-- Directions --
Each line from the top of the listing through the one holding "var g = svg.append('g');" should be restated word for word, with nothing added and no pictures.
##### Recorded information #####
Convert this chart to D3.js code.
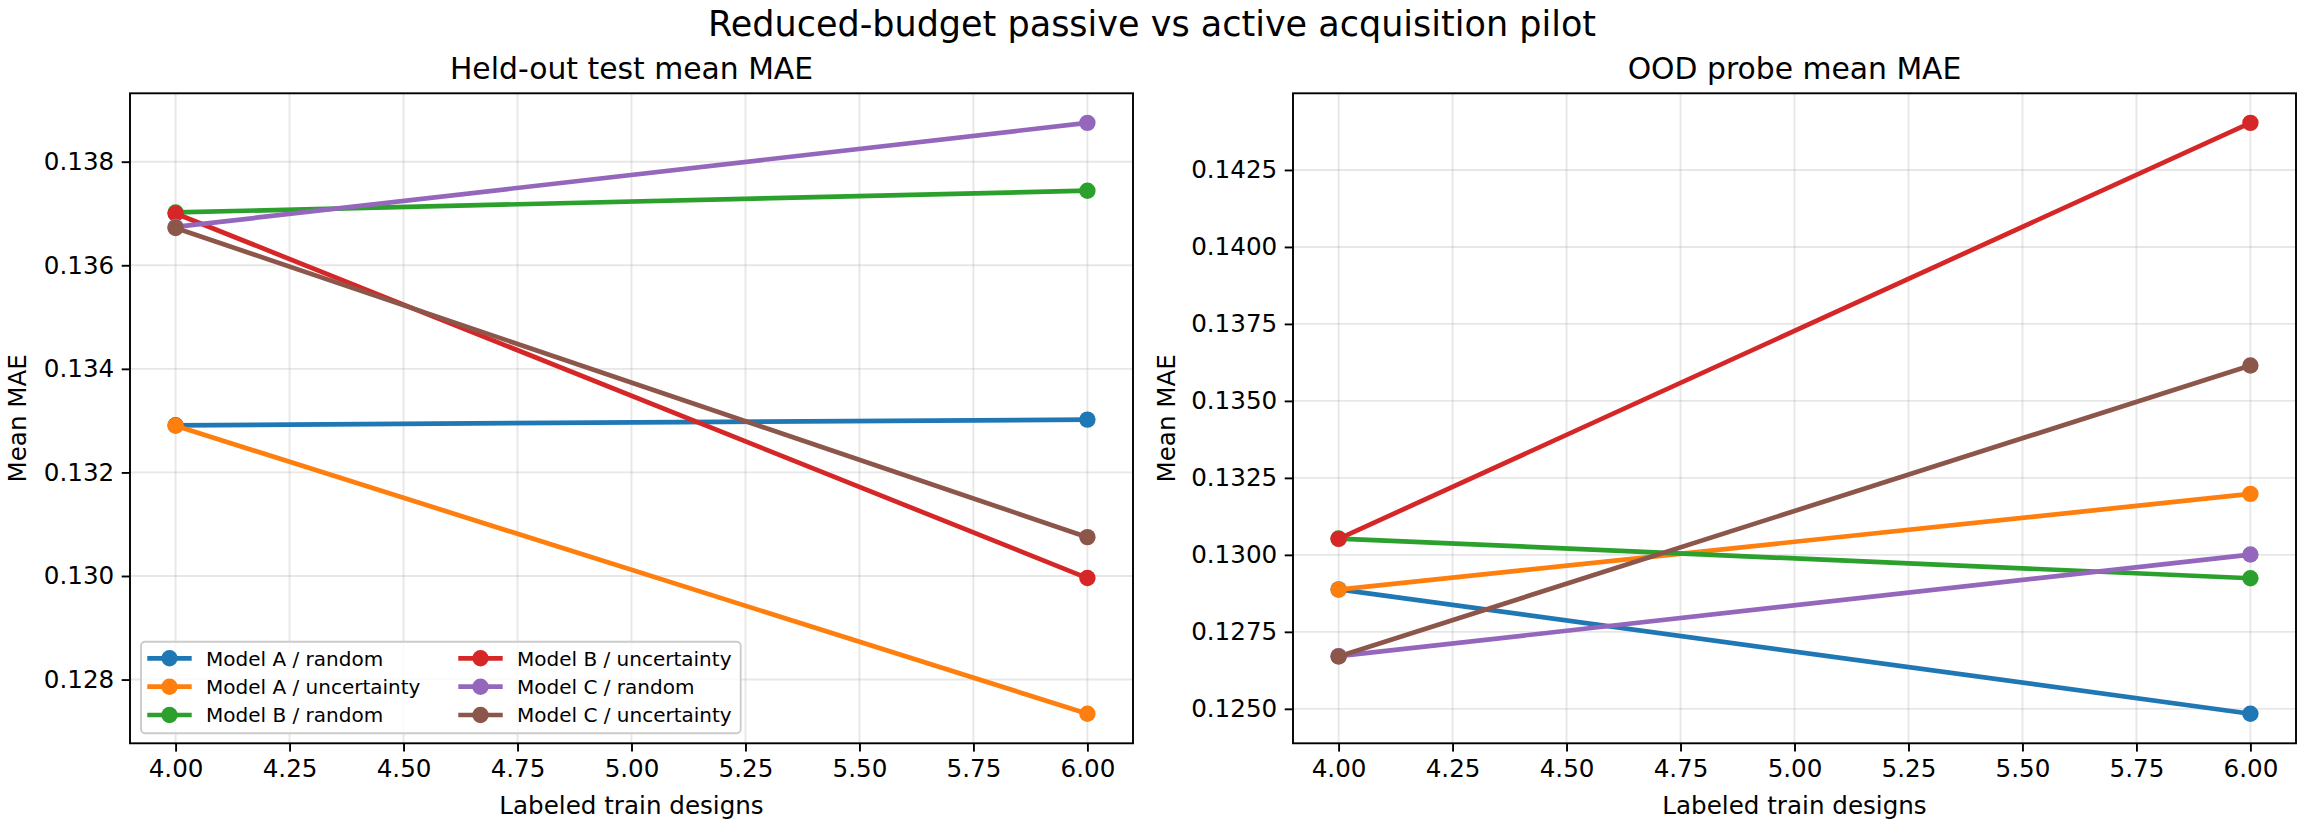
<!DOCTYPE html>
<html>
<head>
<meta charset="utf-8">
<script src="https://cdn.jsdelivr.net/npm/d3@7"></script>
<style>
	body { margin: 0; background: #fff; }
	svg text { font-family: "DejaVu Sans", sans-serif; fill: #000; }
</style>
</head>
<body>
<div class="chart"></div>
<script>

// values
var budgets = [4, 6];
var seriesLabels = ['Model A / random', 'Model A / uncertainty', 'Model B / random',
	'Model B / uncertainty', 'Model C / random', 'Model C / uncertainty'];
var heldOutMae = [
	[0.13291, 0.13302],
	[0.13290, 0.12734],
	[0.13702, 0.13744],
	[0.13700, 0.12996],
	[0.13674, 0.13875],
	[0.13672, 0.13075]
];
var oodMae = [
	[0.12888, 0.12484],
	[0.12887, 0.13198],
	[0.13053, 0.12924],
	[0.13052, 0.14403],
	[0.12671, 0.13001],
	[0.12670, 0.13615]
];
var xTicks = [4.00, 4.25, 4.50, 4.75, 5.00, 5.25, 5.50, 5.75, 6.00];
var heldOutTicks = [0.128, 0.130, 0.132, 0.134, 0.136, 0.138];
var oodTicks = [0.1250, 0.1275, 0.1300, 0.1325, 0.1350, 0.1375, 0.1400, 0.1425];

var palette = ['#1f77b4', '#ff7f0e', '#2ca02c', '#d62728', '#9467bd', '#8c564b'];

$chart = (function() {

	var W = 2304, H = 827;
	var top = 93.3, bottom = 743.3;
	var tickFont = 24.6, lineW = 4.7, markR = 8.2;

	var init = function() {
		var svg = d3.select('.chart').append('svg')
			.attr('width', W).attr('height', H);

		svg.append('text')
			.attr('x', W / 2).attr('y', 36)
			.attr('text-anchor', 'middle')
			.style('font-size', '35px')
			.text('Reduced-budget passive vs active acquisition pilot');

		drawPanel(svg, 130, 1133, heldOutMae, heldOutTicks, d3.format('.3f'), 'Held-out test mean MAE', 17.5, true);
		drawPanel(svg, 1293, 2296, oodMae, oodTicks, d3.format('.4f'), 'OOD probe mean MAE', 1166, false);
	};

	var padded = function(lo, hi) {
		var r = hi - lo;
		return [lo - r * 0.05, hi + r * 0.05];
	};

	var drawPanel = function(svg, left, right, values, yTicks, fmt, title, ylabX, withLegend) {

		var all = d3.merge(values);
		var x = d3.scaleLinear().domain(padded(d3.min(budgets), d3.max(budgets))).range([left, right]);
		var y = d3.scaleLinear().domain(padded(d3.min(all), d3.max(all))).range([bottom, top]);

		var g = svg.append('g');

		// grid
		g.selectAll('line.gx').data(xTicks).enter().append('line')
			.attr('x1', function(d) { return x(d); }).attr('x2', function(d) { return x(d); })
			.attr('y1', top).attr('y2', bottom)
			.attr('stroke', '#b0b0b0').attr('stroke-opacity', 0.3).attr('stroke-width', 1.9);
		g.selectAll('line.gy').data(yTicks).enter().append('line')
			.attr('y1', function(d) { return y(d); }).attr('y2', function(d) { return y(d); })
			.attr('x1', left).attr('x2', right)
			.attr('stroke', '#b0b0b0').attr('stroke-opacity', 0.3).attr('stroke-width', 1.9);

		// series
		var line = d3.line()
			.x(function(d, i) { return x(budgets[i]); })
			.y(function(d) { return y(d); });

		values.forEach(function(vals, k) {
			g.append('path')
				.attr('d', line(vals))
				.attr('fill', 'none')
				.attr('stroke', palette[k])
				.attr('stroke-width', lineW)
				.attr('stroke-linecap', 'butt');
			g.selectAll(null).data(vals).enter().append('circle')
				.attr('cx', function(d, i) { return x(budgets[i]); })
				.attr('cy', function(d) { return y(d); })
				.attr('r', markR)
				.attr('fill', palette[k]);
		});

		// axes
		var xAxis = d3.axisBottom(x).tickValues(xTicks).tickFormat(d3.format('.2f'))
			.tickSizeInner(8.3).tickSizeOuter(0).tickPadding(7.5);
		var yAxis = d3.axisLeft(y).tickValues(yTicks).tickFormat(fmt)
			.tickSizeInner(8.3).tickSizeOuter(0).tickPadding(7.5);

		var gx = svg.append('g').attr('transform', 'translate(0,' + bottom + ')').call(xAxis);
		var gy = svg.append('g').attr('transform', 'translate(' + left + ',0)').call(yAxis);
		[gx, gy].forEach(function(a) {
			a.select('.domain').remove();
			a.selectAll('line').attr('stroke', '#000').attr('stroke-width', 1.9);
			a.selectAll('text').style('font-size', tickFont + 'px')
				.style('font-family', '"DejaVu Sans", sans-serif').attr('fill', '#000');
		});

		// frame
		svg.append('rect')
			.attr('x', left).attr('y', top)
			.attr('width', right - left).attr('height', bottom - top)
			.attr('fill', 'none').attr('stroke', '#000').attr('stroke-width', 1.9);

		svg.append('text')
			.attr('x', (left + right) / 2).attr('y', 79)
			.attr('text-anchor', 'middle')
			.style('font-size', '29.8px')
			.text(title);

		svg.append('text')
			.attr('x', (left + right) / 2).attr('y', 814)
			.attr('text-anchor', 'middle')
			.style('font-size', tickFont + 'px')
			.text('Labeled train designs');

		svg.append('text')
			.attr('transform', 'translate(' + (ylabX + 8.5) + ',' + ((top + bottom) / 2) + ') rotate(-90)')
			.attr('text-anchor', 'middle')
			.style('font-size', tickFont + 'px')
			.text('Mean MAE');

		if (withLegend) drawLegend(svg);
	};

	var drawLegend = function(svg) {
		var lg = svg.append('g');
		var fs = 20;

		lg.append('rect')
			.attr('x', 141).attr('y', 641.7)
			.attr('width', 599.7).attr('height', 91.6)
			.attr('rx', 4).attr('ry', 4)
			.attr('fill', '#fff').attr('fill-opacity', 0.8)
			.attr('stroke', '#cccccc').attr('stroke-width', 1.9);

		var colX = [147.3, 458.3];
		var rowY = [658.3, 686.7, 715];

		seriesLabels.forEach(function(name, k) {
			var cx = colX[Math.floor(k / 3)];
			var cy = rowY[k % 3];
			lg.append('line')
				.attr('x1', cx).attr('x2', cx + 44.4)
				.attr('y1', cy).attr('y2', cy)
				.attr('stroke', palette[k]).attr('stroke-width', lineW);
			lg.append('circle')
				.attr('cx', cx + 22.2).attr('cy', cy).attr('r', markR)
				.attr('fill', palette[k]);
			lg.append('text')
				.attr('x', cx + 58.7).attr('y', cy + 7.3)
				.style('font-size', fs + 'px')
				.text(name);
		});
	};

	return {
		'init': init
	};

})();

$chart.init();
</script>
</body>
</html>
#####
-- In response --
Convert this chart to D3.js code.
<!DOCTYPE html>
<html>
<head>
<meta charset="utf-8">
<script src="https://cdn.jsdelivr.net/npm/d3@7"></script>
<style>
	body { margin: 0; background: #fff; }
	svg text { font-family: "DejaVu Sans", sans-serif; fill: #000; }
</style>
</head>
<body>
<div class="chart"></div>
<script>

// values
var budgets = [4, 6];
var seriesLabels = ['Model A / random', 'Model A / uncertainty', 'Model B / random',
	'Model B / uncertainty', 'Model C / random', 'Model C / uncertainty'];
var heldOutMae = [
	[0.13291, 0.13302],
	[0.13290, 0.12734],
	[0.13702, 0.13744],
	[0.13700, 0.12996],
	[0.13674, 0.13875],
	[0.13672, 0.13075]
];
var oodMae = [
	[0.12888, 0.12484],
	[0.12887, 0.13198],
	[0.13053, 0.12924],
	[0.13052, 0.14403],
	[0.12671, 0.13001],
	[0.12670, 0.13615]
];
var xTicks = [4.00, 4.25, 4.50, 4.75, 5.00, 5.25, 5.50, 5.75, 6.00];
var heldOutTicks = [0.128, 0.130, 0.132, 0.134, 0.136, 0.138];
var oodTicks = [0.1250, 0.1275, 0.1300, 0.1325, 0.1350, 0.1375, 0.1400, 0.1425];

var palette = ['#1f77b4', '#ff7f0e', '#2ca02c', '#d62728', '#9467bd', '#8c564b'];

$chart = (function() {

	var W = 2304, H = 827;
	var top = 93.3, bottom = 743.3;
	var tickFont = 24.6, lineW = 4.7, markR = 8.2;

	var init = function() {
		var svg = d3.select('.chart').append('svg')
			.attr('width', W).attr('height', H);

		svg.append('text')
			.attr('x', W / 2).attr('y', 36)
			.attr('text-anchor', 'middle')
			.style('font-size', '35px')
			.text('Reduced-budget passive vs active acquisition pilot');

		drawPanel(svg, 130, 1133, heldOutMae, heldOutTicks, d3.format('.3f'), 'Held-out test mean MAE', 17.5, true);
		drawPanel(svg, 1293, 2296, oodMae, oodTicks, d3.format('.4f'), 'OOD probe mean MAE', 1166, false);
	};

	var padded = function(lo, hi) {
		var r = hi - lo;
		return [lo - r * 0.05, hi + r * 0.05];
	};

	var drawPanel = function(svg, left, right, values, yTicks, fmt, title, ylabX, withLegend) {

		var all = d3.merge(values);
		var x = d3.scaleLinear().domain(padded(d3.min(budgets), d3.max(budgets))).range([left, right]);
		var y = d3.scaleLinear().domain(padded(d3.min(all), d3.max(all))).range([bottom, top]);

		var g = svg.append('g');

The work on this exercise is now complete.